==== Material to process ====
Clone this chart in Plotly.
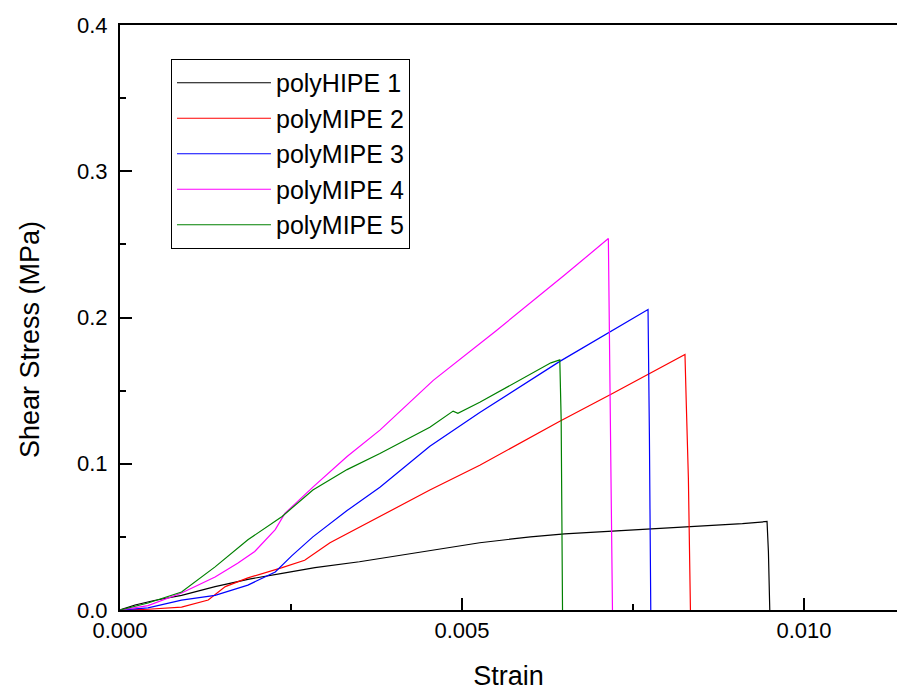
import plotly.graph_objects as go

series_names = ["polyHIPE 1", "polyMIPE 2", "polyMIPE 3", "polyMIPE 4", "polyMIPE 5"]
series_colors = ["#000000", "#FF0000", "#0000FF", "#FF00FF", "#008000"]

strain_1 = [0, 0.0001, 0.00022, 0.0005, 0.0009, 0.00139, 0.00187, 0.00237, 0.00285, 0.0035, 0.0042,
            0.00526, 0.006, 0.0065, 0.0072, 0.0078, 0.0085, 0.0091, 0.00946, 0.00948, 0.0095]
stress_1 = [0, 0.0015, 0.0034, 0.0065, 0.010, 0.016, 0.021, 0.025, 0.029, 0.033, 0.038,
            0.046, 0.050, 0.052, 0.054, 0.0555, 0.057, 0.059, 0.0605, 0.04, 0]

strain_2 = [0, 0.00041, 0.0009, 0.00129, 0.00154, 0.00187, 0.00237, 0.0027, 0.00307, 0.0038, 0.00453,
            0.00526, 0.00643, 0.0072, 0.00826, 0.00828, 0.00831, 0.00834]
stress_2 = [0, 0.0005, 0.002, 0.0068, 0.016, 0.022, 0.029, 0.034, 0.046, 0.064, 0.082,
            0.099, 0.129, 0.148, 0.1747, 0.14, 0.09, 0]

strain_3 = [0, 0.00041, 0.0009, 0.00139, 0.00187, 0.00227, 0.00251, 0.00282, 0.00332, 0.0038, 0.00453,
            0.00526, 0.00643, 0.00716, 0.00772, 0.00774, 0.00776]
stress_3 = [0, 0.0014, 0.0068, 0.010, 0.017, 0.026, 0.037, 0.050, 0.068, 0.084, 0.112,
            0.135, 0.170, 0.190, 0.2055, 0.12, 0]

strain_4 = [0, 0.00041, 0.0009, 0.00139, 0.00172, 0.00197, 0.00227, 0.00241, 0.00282, 0.00332, 0.0038,
            0.00458, 0.0055, 0.0065, 0.00714, 0.00716, 0.0072]
stress_4 = [0, 0.003, 0.0116, 0.0226, 0.032, 0.040, 0.055, 0.066, 0.084, 0.105, 0.123,
            0.157, 0.191, 0.229, 0.254, 0.18, 0]

strain_5 = [0, 0.00041, 0.0009, 0.00139, 0.00187, 0.00237, 0.00282, 0.00332, 0.0038, 0.00453, 0.00487,
            0.00494, 0.00526, 0.00607, 0.0063, 0.00643, 0.00645, 0.00647]
stress_5 = [0, 0.0048, 0.0123, 0.0295, 0.048, 0.064, 0.082, 0.096, 0.107, 0.125, 0.136,
            0.1345, 0.142, 0.163, 0.169, 0.171, 0.13, 0]

strains = [strain_1, strain_2, strain_3, strain_4, strain_5]
stresses = [stress_1, stress_2, stress_3, stress_4, stress_5]

FONT = "Liberation Sans, Arial, sans-serif"

fig = go.Figure()
for name, color, x, y in zip(series_names, series_colors, strains, stresses):
    fig.add_trace(go.Scatter(x=x, y=y, mode="lines", name=name,
                             line=dict(color=color, width=1.2)))

fig.update_layout(
    width=897, height=691,
    margin=dict(l=120, r=0, t=25, b=81, autoexpand=False),
    paper_bgcolor="white", plot_bgcolor="white",
    font=dict(family=FONT, color="black"),
    showlegend=True,
    legend=dict(x=0.0656, y=0.9419, xanchor="left", yanchor="top",
                bordercolor="black", borderwidth=1, bgcolor="white",
                font=dict(family=FONT, size=25), itemwidth=94,
                tracegroupgap=0),
    annotations=[dict(text="Shear Stress (MPa)", textangle=-90,
                      xref="paper", yref="paper", x=-0.1158, y=0.4615,
                      xanchor="center", yanchor="middle", showarrow=False,
                      font=dict(family=FONT, size=27, color="black"))],
)
fig.update_xaxes(
    range=[0, 0.01136], dtick=0.005, tick0=0, tickformat=".3f",
    showgrid=False, zeroline=False, automargin=False,
    showline=True, linecolor="black", linewidth=2, mirror=True,
    ticks="inside", ticklen=12, tickwidth=2, tickcolor="black",
    minor=dict(ticks="inside", ticklen=6, tickwidth=2, tickcolor="black", dtick=0.0025, showgrid=False),
    tickfont=dict(family=FONT, size=22),
    title=dict(text="Strain", font=dict(family=FONT, size=27), standoff=25),
)
fig.update_yaxes(
    range=[0, 0.4], dtick=0.1, tick0=0, tickformat=".1f",
    showgrid=False, zeroline=False, automargin=False,
    showline=True, linecolor="black", linewidth=2,
    ticks="inside", ticklen=12, tickwidth=2, tickcolor="black",
    minor=dict(ticks="inside", ticklen=6, tickwidth=2, tickcolor="black", dtick=0.05, showgrid=False),
    ticklabelstandoff=6,
    tickfont=dict(family=FONT, size=22),
)

fig.write_html("out.html", config={"displayModeBar": False},
               post_script="document.body.style.margin='0';document.body.style.overflow='hidden';")
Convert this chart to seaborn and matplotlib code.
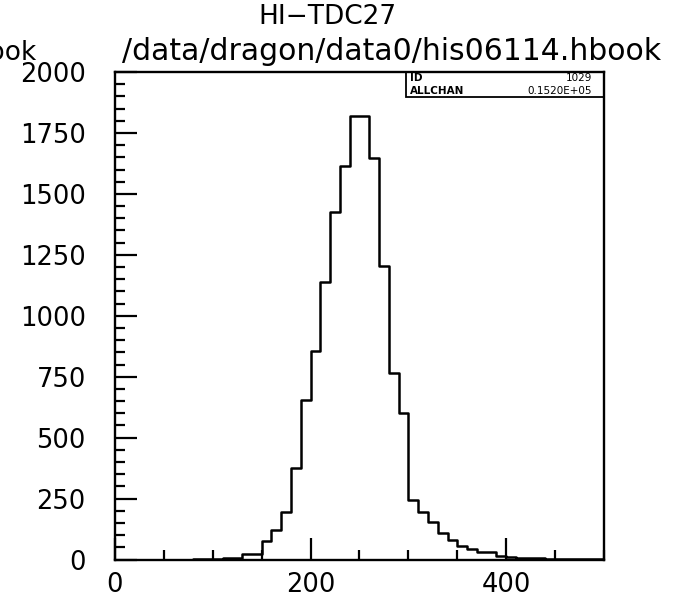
import numpy as np
import pandas as pd
import matplotlib
matplotlib.use("Agg")
import matplotlib.pyplot as plt
from matplotlib.ticker import MultipleLocator
from matplotlib.patches import Rectangle
import seaborn as sns

# histogram content, 10-unit channels from 0 to 500
bin_width = 10
x_min, x_max = 0, 500
counts = [
    0, 0, 0, 0, 0, 0, 0, 0, 1, 2,
    3, 7, 7, 23, 23, 77, 122, 196, 375, 655,
    856, 1138, 1426, 1613, 1818, 1818, 1648, 1205, 765, 600,
    243, 196, 152, 108, 78, 57, 43, 31, 29, 16,
    10, 8, 6, 5, 4, 3, 2, 2, 1, 1,
]
title = "HI\u2212TDC27"
file_name = "/data/dragon/data0/his06114.hbook"
hist_id = "1029"
allchan = "0.1520E+05"

sns.set_style("ticks")
plt.rcParams["font.family"] = ["DejaVu Sans"]
plt.rcParams["text.color"] = "black"

edges = np.arange(x_min, x_max + bin_width, bin_width)
df = pd.DataFrame({"channel": edges[:-1] + bin_width / 2, "count": counts})

fig = plt.figure(figsize=(6.82, 6.0), dpi=100)
ax = fig.add_axes([0.1686, 0.0675, 0.717, 0.8125])

sns.histplot(data=df, x="channel", weights="count", binwidth=bin_width,
             binrange=(x_min, x_max), element="step", fill=False,
             color="black", linewidth=1.8, ax=ax)

ax.set_xlim(x_min, x_max)
ax.set_ylim(0, 2000)
ax.set_xlabel("")
ax.set_ylabel("")

ax.xaxis.set_major_locator(MultipleLocator(200))
ax.xaxis.set_minor_locator(MultipleLocator(50))
ax.yaxis.set_major_locator(MultipleLocator(250))
ax.yaxis.set_minor_locator(MultipleLocator(50))

ax.tick_params(which="both", direction="in", width=1.6, color="black",
               labelcolor="black", top=False, right=False)
ax.tick_params(which="major", length=16)
ax.tick_params(which="minor", length=7.5)
ax.tick_params(axis="y", which="major", labelsize=18.5, pad=21)
ax.tick_params(axis="x", which="major", labelsize=18.5, pad=9)

for side in ["left", "bottom", "top", "right"]:
    ax.spines[side].set_visible(True)
    ax.spines[side].set_linewidth(1.7)
    ax.spines[side].set_color("black")

# stats box in the top right corner
ax.add_patch(Rectangle((0.595, 0.949), 0.405, 0.051, transform=ax.transAxes,
                       fill=False, edgecolor="black", linewidth=1.3,
                       clip_on=False))
ax.text(0.603, 0.987, "ID", transform=ax.transAxes, fontsize=7.5,
        ha="left", va="center", fontweight="bold")
ax.text(0.975, 0.987, hist_id, transform=ax.transAxes, fontsize=7.5,
        ha="right", va="center")
ax.text(0.603, 0.962, "ALLCHAN", transform=ax.transAxes, fontsize=7.5,
        ha="left", va="center", fontweight="bold")
ax.text(0.975, 0.962, allchan, transform=ax.transAxes, fontsize=7.5,
        ha="right", va="center")

fig.text(0.48, 0.972, title, fontsize=19, ha="center", va="center")
fig.text(0.574, 0.9, file_name, fontsize=21.5, ha="center", va="baseline")
fig.text(0.054, 0.9, "hbook", fontsize=19, ha="right", va="baseline")

fig.savefig("out.png", dpi=100, facecolor="white")
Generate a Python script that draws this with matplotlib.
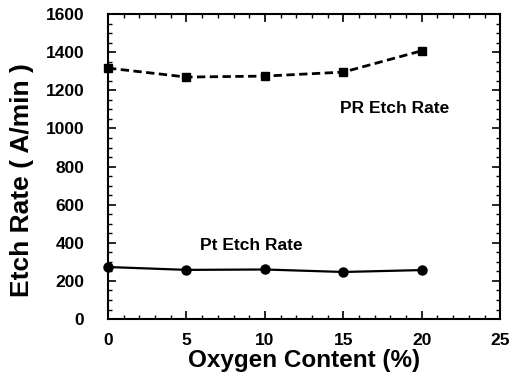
import matplotlib.pyplot as plt
from matplotlib.ticker import MultipleLocator

oxygen = [0, 5, 10, 15, 20]
pr_rate = [1317, 1270, 1275, 1296, 1408]
pt_rate = [273, 258, 260, 247, 257]

plt.rcParams['font.family'] = ['Liberation Sans', 'DejaVu Sans']
plt.rcParams['font.weight'] = 'bold'

fig = plt.figure(figsize=(5.12, 3.83), dpi=100)
ax = fig.add_axes([0.211, 0.167, 0.766, 0.796])

ax.plot(oxygen, pr_rate, color='black', linestyle=(0, (3, 1.6)), linewidth=2,
        marker='s', markersize=6, clip_on=False)
ax.plot(oxygen, pt_rate, color='black', linestyle='-', linewidth=1.6,
        marker='o', markersize=6.5, clip_on=False)

ax.text(18.27, 1107, 'PR Etch Rate', ha='center', va='center', fontsize=12.5, fontweight='bold')
ax.text(9.12, 388, 'Pt Etch Rate', ha='center', va='center', fontsize=12.5, fontweight='bold')

ax.set_xlim(0, 25)
ax.set_ylim(0, 1600)
ax.xaxis.set_major_locator(MultipleLocator(5))
ax.xaxis.set_minor_locator(MultipleLocator(1))
ax.yaxis.set_major_locator(MultipleLocator(200))
ax.yaxis.set_minor_locator(MultipleLocator(50))
ax.tick_params(which='both', direction='in', top=True, right=True, labelsize=12.5)
ax.tick_params(which='major', length=6, width=1.2)
ax.tick_params(which='minor', length=3, width=1)
ax.tick_params(axis='x', pad=10)
ax.tick_params(axis='y', pad=17)
for s in ax.spines.values():
    s.set_linewidth(1.5)

ax.set_xlabel('Oxygen Content (%)', fontsize=17.5, fontweight='bold', labelpad=1)
ax.set_ylabel('Etch Rate ( A/min )', fontsize=19, fontweight='bold')
ax.yaxis.set_label_coords(-0.19, 0.456)

fig.savefig('out.png', dpi=100)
====
◆ Exercise description ◆
Return only the lines running from the start of the entries above to the line that contains "0.099, 0.129, 0.148, 0.1747, 0.14, 0.09, 0]", inclusive, and omit every picture.

◆ Written response ◆
Clone this chart in Plotly.
import plotly.graph_objects as go

series_names = ["polyHIPE 1", "polyMIPE 2", "polyMIPE 3", "polyMIPE 4", "polyMIPE 5"]
series_colors = ["#000000", "#FF0000", "#0000FF", "#FF00FF", "#008000"]

strain_1 = [0, 0.0001, 0.00022, 0.0005, 0.0009, 0.00139, 0.00187, 0.00237, 0.00285, 0.0035, 0.0042,
            0.00526, 0.006, 0.0065, 0.0072, 0.0078, 0.0085, 0.0091, 0.00946, 0.00948, 0.0095]
stress_1 = [0, 0.0015, 0.0034, 0.0065, 0.010, 0.016, 0.021, 0.025, 0.029, 0.033, 0.038,
            0.046, 0.050, 0.052, 0.054, 0.0555, 0.057, 0.059, 0.0605, 0.04, 0]

strain_2 = [0, 0.00041, 0.0009, 0.00129, 0.00154, 0.00187, 0.00237, 0.0027, 0.00307, 0.0038, 0.00453,
            0.00526, 0.00643, 0.0072, 0.00826, 0.00828, 0.00831, 0.00834]
stress_2 = [0, 0.0005, 0.002, 0.0068, 0.016, 0.022, 0.029, 0.034, 0.046, 0.064, 0.082,
            0.099, 0.129, 0.148, 0.1747, 0.14, 0.09, 0]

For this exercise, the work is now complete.